Elegance of Line. The play-within-a-play is handled with high elegance and tension, in sinister dumb show, accompanied by the snarling archaic charm of the music William Walton composed for the occasion. The camera, always holding the mimes at distant center, steals in a lordly semicircle past the enormous heads of the guilty, the guileless, and the pitilessly watchful; and rising whispers, like leaves in a storm-foreboding wind, underline the shock and horror of this deadly piece of court satire. From there on, the film arches in unbroken grandeur and intensity.

The Graveyard Scene gets down to earth as it never can on the stage. The whole dueling sequence is splendidly shaped, dipping from the high quietness of Hamlet's great words with Horatio (The readiness is all) into the steely clamor of as slashing a piece of swordplay as the movies have offered since the prime of the elder Fairbanks.

Ordinarily the stage, at the close of Hamlet, is so heavy with corpses that it looks like a hold full of haddock. But Olivier's camera threads among the dead & dying with special tact.
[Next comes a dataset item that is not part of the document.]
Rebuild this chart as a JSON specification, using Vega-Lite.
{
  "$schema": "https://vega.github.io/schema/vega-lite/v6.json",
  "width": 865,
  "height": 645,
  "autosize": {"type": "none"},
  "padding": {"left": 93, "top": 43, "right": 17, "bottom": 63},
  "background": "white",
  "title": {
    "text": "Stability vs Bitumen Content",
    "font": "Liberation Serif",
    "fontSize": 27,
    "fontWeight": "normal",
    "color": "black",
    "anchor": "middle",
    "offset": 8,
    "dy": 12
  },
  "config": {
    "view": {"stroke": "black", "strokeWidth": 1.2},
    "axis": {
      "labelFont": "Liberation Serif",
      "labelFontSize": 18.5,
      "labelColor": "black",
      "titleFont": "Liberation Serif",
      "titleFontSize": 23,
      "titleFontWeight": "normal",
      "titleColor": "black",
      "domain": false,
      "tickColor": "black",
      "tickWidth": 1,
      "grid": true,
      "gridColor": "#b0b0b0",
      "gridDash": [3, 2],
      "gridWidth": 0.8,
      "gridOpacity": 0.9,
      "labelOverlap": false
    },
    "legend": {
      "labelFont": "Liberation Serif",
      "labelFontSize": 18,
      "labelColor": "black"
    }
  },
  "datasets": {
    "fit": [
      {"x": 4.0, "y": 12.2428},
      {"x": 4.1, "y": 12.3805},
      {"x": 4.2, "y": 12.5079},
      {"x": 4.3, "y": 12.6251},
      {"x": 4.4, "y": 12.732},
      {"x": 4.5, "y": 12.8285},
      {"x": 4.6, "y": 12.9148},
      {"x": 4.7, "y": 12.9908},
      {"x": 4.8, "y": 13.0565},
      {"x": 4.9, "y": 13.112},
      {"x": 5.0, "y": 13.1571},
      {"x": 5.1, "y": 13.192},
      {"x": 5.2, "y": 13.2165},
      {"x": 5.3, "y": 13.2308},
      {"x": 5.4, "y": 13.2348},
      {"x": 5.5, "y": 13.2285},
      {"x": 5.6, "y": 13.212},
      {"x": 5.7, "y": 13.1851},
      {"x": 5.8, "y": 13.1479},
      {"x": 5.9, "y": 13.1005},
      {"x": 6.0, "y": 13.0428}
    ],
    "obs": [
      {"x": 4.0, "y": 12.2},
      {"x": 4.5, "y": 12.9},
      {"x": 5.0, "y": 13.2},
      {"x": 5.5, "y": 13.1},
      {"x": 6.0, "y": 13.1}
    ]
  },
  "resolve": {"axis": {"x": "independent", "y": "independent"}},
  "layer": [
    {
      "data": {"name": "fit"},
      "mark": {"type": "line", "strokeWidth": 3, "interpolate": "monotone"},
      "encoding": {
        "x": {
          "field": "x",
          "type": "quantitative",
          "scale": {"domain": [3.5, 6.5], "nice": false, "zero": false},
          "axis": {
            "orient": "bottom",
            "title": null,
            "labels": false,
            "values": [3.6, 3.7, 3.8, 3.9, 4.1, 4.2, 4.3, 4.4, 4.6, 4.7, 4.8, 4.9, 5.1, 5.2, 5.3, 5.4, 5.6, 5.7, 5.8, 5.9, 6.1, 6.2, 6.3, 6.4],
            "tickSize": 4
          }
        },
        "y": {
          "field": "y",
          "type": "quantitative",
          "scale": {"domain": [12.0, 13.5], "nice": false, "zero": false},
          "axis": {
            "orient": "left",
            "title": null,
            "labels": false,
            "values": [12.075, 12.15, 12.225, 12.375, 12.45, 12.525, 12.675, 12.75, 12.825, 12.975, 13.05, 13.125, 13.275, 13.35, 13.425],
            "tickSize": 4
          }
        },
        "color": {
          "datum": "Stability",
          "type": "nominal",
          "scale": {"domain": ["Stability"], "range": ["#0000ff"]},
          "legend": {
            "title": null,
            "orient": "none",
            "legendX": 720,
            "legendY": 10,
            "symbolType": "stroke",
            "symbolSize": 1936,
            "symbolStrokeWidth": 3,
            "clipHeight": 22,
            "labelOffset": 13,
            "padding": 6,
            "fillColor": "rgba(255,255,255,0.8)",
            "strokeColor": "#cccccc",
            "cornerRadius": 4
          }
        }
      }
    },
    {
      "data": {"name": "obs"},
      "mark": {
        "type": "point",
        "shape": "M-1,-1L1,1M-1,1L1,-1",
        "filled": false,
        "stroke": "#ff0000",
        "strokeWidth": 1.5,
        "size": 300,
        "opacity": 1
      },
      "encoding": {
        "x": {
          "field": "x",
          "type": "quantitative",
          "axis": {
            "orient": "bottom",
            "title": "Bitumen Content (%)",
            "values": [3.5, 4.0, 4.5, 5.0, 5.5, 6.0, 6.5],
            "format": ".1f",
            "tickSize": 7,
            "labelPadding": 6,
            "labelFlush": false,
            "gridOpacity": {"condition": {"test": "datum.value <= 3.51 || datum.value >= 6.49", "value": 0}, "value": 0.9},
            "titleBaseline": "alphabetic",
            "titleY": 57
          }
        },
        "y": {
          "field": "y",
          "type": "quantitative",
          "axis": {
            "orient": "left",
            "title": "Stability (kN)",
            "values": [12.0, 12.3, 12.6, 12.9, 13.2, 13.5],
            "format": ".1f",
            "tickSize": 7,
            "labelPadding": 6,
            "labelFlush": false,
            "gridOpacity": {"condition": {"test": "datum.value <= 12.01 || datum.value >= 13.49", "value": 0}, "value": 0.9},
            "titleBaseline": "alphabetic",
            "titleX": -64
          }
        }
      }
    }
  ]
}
As for the asides and soliloquies, Olivier gives them on the sound track but plays them as mental monologue. His lips move with the words only when he would think aloud. This device is worked even more deftly in Hamlet than in Henry V, and has already become as standard in movies as the closeup. Shakespeare's descriptive and narrative speeches are pictured on the screen, and by this device, Olivier sometimes even manages to enhance the language. Ophelia's description of Hamlet's "madness" (As I was sewing in my closet) gives the two of them a lovely passage of pantomime, never played before. Ophelia's drowning (There is a willow grows aslant a brook) is derived from the Millais painting, and improves on it.